Ronaldo, van Persie and their teammates from Portugal and the Netherlands will play in shirts containing nickel.
Host country Poland’s shirt should be banned outright from shops as it contains an organotin compound (used to prevent sweatodour) in higher doses than the legal limit. Organotin can be toxic to the nervous system.
Nonylphenol - which can disrupt the endocrine system and is banned from wastewater because of its harmful effect on the environment - was found in Spain and Italy shirts.
EU-wide consumer organisation BEUC wants the shirts banned, and Fine Gael MEP and former GAA president Sean Kelly says the manufacturers should change them immediately.

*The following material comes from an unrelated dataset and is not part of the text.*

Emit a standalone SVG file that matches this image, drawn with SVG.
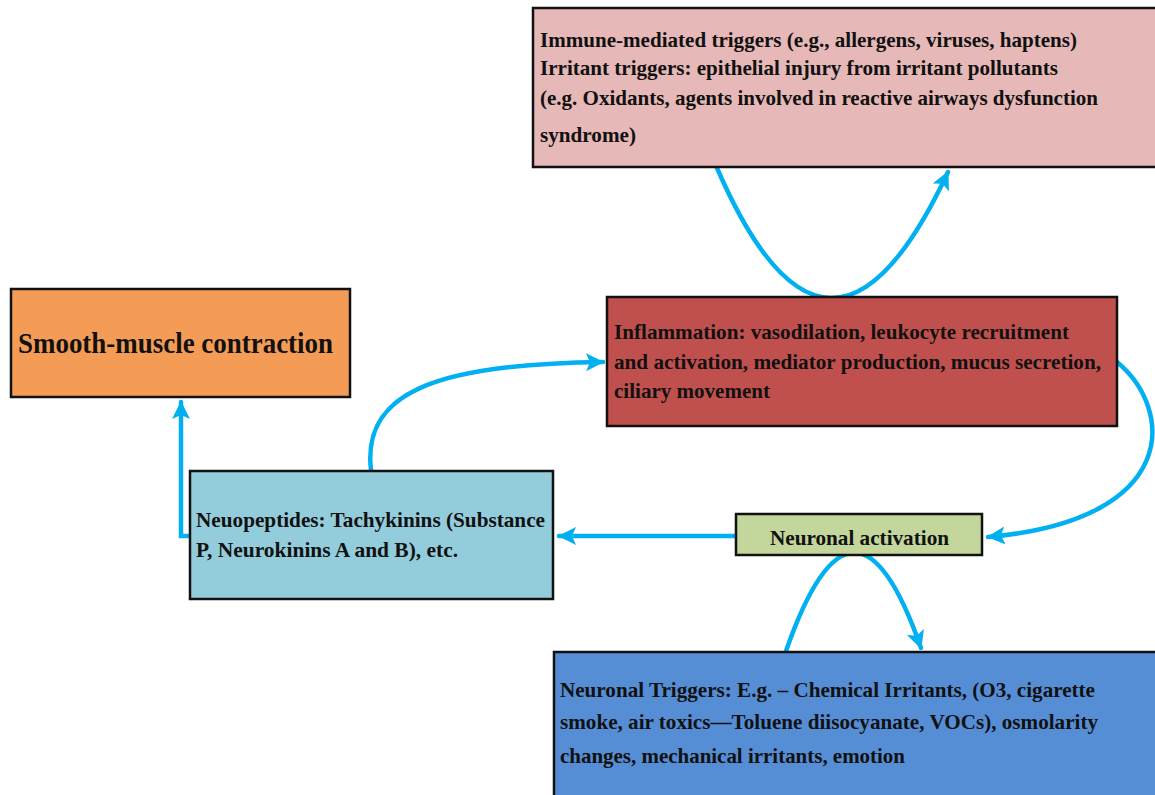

The head of BEUC, Monique Goyens, said fans could pay up to €90 for shirts, and the least they should expect is that they are safe. She said it proved that the current legislation, known as Reach, was not fit for purpose, especially to evaluate the dangerous cocktail effect of chemicals in kits.
“It is inexplicable that heavy metals are used in mass consumer products,” said Ms Goyens.
“It is clearly foul play by manufacturers to use substances harmful to both people and the environment.”
Mr Kelly said the sports clothing manufacturers must take decisive action to reduce the presence of these harmful substances in their sports gear.
“It is not fair to parents and children to expose them to this threat.”
He urged manufacturers and the European Commission to take urgent action to reduce the threat of harmful exposure to dangerous chemicals in sportswear.
BEUC said sportswear should be washed before wearing. If the wearer suffers irritation they should remove the garment and, if necessary, see their doctor. Governments, which are responsible for enforcing the Reach legislation, must take more action, it said.